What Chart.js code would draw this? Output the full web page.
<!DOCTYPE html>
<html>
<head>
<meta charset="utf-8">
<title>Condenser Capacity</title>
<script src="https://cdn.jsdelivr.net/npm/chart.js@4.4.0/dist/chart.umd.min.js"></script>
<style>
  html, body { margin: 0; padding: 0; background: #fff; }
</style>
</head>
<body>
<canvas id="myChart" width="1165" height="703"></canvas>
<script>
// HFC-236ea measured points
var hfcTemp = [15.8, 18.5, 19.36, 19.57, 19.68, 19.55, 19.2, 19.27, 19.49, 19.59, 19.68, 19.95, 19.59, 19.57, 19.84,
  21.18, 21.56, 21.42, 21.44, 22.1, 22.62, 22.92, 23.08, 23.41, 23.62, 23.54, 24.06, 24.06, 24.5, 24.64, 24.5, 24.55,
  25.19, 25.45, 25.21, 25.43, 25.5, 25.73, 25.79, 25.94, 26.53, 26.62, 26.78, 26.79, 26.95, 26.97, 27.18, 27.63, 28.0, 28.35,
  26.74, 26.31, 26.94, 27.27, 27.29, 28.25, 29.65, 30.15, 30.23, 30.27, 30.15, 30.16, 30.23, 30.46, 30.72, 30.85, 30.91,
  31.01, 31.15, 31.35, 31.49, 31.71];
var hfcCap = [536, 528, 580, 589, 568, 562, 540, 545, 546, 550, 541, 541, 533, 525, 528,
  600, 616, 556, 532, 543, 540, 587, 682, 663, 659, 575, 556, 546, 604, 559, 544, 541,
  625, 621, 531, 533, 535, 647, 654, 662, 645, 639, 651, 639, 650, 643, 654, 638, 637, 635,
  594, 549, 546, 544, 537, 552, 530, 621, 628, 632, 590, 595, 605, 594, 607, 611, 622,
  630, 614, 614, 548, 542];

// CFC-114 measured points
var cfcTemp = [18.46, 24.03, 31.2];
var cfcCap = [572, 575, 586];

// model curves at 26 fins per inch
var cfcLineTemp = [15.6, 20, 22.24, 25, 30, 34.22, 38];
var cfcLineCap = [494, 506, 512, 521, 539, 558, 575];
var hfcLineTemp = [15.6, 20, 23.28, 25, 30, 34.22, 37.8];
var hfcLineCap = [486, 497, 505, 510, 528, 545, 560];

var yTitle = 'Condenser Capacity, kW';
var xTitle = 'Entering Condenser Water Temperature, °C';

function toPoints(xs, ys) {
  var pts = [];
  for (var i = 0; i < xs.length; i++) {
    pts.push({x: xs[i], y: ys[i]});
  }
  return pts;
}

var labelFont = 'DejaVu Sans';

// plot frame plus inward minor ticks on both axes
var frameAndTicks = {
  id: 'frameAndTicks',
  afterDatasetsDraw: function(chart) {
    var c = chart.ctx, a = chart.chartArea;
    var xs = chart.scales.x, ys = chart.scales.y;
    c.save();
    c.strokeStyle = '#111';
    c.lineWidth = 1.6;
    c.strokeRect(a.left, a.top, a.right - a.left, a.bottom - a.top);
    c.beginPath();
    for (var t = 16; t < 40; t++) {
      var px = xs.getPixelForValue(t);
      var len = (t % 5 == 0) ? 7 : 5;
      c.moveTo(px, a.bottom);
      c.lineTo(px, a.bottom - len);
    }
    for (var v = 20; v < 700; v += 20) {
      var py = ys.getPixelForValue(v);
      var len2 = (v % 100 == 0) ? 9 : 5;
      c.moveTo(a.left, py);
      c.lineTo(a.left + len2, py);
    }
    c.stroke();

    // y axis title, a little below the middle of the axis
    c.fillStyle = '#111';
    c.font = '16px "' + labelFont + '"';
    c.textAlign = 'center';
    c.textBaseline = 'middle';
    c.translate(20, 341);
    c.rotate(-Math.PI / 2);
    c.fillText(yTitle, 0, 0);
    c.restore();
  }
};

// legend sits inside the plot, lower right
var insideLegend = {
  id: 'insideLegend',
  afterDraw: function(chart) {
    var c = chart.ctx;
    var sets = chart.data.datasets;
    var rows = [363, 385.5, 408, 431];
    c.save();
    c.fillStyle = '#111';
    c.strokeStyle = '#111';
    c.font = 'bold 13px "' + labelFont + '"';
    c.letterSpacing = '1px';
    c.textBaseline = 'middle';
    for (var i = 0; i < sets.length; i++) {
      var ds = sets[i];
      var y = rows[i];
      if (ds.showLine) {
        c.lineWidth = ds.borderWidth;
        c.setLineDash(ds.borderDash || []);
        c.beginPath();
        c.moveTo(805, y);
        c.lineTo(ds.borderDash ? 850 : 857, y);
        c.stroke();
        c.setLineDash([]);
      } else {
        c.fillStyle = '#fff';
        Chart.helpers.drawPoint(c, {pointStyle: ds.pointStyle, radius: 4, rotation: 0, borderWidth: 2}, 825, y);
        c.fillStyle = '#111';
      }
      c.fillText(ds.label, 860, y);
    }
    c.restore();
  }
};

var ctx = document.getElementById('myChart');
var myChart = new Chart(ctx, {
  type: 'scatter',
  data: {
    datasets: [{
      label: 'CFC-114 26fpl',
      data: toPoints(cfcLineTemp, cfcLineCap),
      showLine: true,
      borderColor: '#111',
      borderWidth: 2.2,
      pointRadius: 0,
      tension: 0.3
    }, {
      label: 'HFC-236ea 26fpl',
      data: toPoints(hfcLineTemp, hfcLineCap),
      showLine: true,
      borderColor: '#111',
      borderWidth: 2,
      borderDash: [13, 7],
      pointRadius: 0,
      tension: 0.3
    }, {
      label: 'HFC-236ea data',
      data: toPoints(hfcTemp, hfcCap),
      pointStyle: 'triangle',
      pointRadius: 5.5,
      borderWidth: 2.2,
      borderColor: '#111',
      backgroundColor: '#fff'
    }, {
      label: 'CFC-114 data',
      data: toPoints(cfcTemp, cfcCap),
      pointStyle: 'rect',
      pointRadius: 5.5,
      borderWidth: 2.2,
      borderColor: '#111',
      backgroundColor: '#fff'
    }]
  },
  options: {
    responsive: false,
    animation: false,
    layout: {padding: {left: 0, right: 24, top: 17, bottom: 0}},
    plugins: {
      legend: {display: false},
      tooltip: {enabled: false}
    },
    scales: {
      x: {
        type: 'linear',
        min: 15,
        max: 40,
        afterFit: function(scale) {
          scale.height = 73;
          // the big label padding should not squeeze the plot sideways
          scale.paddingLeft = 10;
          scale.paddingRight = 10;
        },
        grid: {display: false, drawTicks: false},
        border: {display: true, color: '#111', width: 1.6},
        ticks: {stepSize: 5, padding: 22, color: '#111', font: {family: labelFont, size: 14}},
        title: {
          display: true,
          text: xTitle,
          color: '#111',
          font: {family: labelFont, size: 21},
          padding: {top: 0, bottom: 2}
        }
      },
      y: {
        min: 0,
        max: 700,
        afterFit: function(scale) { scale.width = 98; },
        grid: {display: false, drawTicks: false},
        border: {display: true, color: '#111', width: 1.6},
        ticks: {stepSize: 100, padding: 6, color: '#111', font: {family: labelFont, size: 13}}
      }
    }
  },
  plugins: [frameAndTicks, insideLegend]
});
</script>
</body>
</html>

Exercise aim:
Every line above should be printed again exactly as it stands.

Expected answer:
What Chart.js code would draw this? Output the full web page.
<!DOCTYPE html>
<html>
<head>
<meta charset="utf-8">
<title>Condenser Capacity</title>
<script src="https://cdn.jsdelivr.net/npm/chart.js@4.4.0/dist/chart.umd.min.js"></script>
<style>
  html, body { margin: 0; padding: 0; background: #fff; }
</style>
</head>
<body>
<canvas id="myChart" width="1165" height="703"></canvas>
<script>
// HFC-236ea measured points
var hfcTemp = [15.8, 18.5, 19.36, 19.57, 19.68, 19.55, 19.2, 19.27, 19.49, 19.59, 19.68, 19.95, 19.59, 19.57, 19.84,
  21.18, 21.56, 21.42, 21.44, 22.1, 22.62, 22.92, 23.08, 23.41, 23.62, 23.54, 24.06, 24.06, 24.5, 24.64, 24.5, 24.55,
  25.19, 25.45, 25.21, 25.43, 25.5, 25.73, 25.79, 25.94, 26.53, 26.62, 26.78, 26.79, 26.95, 26.97, 27.18, 27.63, 28.0, 28.35,
  26.74, 26.31, 26.94, 27.27, 27.29, 28.25, 29.65, 30.15, 30.23, 30.27, 30.15, 30.16, 30.23, 30.46, 30.72, 30.85, 30.91,
  31.01, 31.15, 31.35, 31.49, 31.71];
var hfcCap = [536, 528, 580, 589, 568, 562, 540, 545, 546, 550, 541, 541, 533, 525, 528,
  600, 616, 556, 532, 543, 540, 587, 682, 663, 659, 575, 556, 546, 604, 559, 544, 541,
  625, 621, 531, 533, 535, 647, 654, 662, 645, 639, 651, 639, 650, 643, 654, 638, 637, 635,
  594, 549, 546, 544, 537, 552, 530, 621, 628, 632, 590, 595, 605, 594, 607, 611, 622,
  630, 614, 614, 548, 542];

// CFC-114 measured points
var cfcTemp = [18.46, 24.03, 31.2];
var cfcCap = [572, 575, 586];

// model curves at 26 fins per inch
var cfcLineTemp = [15.6, 20, 22.24, 25, 30, 34.22, 38];
var cfcLineCap = [494, 506, 512, 521, 539, 558, 575];
var hfcLineTemp = [15.6, 20, 23.28, 25, 30, 34.22, 37.8];
var hfcLineCap = [486, 497, 505, 510, 528, 545, 560];

var yTitle = 'Condenser Capacity, kW';
var xTitle = 'Entering Condenser Water Temperature, °C';

function toPoints(xs, ys) {
  var pts = [];
  for (var i = 0; i < xs.length; i++) {
    pts.push({x: xs[i], y: ys[i]});
  }
  return pts;
}

var labelFont = 'DejaVu Sans';

// plot frame plus inward minor ticks on both axes
var frameAndTicks = {
  id: 'frameAndTicks',
  afterDatasetsDraw: function(chart) {
    var c = chart.ctx, a = chart.chartArea;
    var xs = chart.scales.x, ys = chart.scales.y;
    c.save();
    c.strokeStyle = '#111';
    c.lineWidth = 1.6;
    c.strokeRect(a.left, a.top, a.right - a.left, a.bottom - a.top);
    c.beginPath();
    for (var t = 16; t < 40; t++) {
      var px = xs.getPixelForValue(t);
      var len = (t % 5 == 0) ? 7 : 5;
      c.moveTo(px, a.bottom);
      c.lineTo(px, a.bottom - len);
    }
    for (var v = 20; v < 700; v += 20) {
      var py = ys.getPixelForValue(v);
      var len2 = (v % 100 == 0) ? 9 : 5;
      c.moveTo(a.left, py);
      c.lineTo(a.left + len2, py);
    }
    c.stroke();

    // y axis title, a little below the middle of the axis
    c.fillStyle = '#111';
    c.font = '16px "' + labelFont + '"';
    c.textAlign = 'center';
    c.textBaseline = 'middle';
    c.translate(20, 341);
    c.rotate(-Math.PI / 2);
    c.fillText(yTitle, 0, 0);
    c.restore();
  }
};

// legend sits inside the plot, lower right
var insideLegend = {
  id: 'insideLegend',
  afterDraw: function(chart) {
    var c = chart.ctx;
    var sets = chart.data.datasets;
    var rows = [363, 385.5, 408, 431];
    c.save();
    c.fillStyle = '#111';
    c.strokeStyle = '#111';
    c.font = 'bold 13px "' + labelFont + '"';
    c.letterSpacing = '1px';
    c.textBaseline = 'middle';
    for (var i = 0; i < sets.length; i++) {
      var ds = sets[i];
      var y = rows[i];
      if (ds.showLine) {
        c.lineWidth = ds.borderWidth;
        c.setLineDash(ds.borderDash || []);
        c.beginPath();
        c.moveTo(805, y);
        c.lineTo(ds.borderDash ? 850 : 857, y);
        c.stroke();
        c.setLineDash([]);
      } else {
        c.fillStyle = '#fff';
        Chart.helpers.drawPoint(c, {pointStyle: ds.pointStyle, radius: 4, rotation: 0, borderWidth: 2}, 825, y);
        c.fillStyle = '#111';
      }
      c.fillText(ds.label, 860, y);
    }
    c.restore();
  }
};

var ctx = document.getElementById('myChart');
var myChart = new Chart(ctx, {
  type: 'scatter',
  data: {
    datasets: [{
      label: 'CFC-114 26fpl',
      data: toPoints(cfcLineTemp, cfcLineCap),
      showLine: true,
      borderColor: '#111',
      borderWidth: 2.2,
      pointRadius: 0,
      tension: 0.3
    }, {
      label: 'HFC-236ea 26fpl',
      data: toPoints(hfcLineTemp, hfcLineCap),
      showLine: true,
      borderColor: '#111',
      borderWidth: 2,
      borderDash: [13, 7],
      pointRadius: 0,
      tension: 0.3
    }, {
      label: 'HFC-236ea data',
      data: toPoints(hfcTemp, hfcCap),
      pointStyle: 'triangle',
      pointRadius: 5.5,
      borderWidth: 2.2,
      borderColor: '#111',
      backgroundColor: '#fff'
    }, {
      label: 'CFC-114 data',
      data: toPoints(cfcTemp, cfcCap),
      pointStyle: 'rect',
      pointRadius: 5.5,
      borderWidth: 2.2,
      borderColor: '#111',
      backgroundColor: '#fff'
    }]
  },
  options: {
    responsive: false,
    animation: false,
    layout: {padding: {left: 0, right: 24, top: 17, bottom: 0}},
    plugins: {
      legend: {display: false},
      tooltip: {enabled: false}
    },
    scales: {
      x: {
        type: 'linear',
        min: 15,
        max: 40,
        afterFit: function(scale) {
          scale.height = 73;
          // the big label padding should not squeeze the plot sideways
          scale.paddingLeft = 10;
          scale.paddingRight = 10;
        },
        grid: {display: false, drawTicks: false},
        border: {display: true, color: '#111', width: 1.6},
        ticks: {stepSize: 5, padding: 22, color: '#111', font: {family: labelFont, size: 14}},
        title: {
          display: true,
          text: xTitle,
          color: '#111',
          font: {family: labelFont, size: 21},
          padding: {top: 0, bottom: 2}
        }
      },
      y: {
        min: 0,
        max: 700,
        afterFit: function(scale) { scale.width = 98; },
        grid: {display: false, drawTicks: false},
        border: {display: true, color: '#111', width: 1.6},
        ticks: {stepSize: 100, padding: 6, color: '#111', font: {family: labelFont, size: 13}}
      }
    }
  },
  plugins: [frameAndTicks, insideLegend]
});
</script>
</body>
</html>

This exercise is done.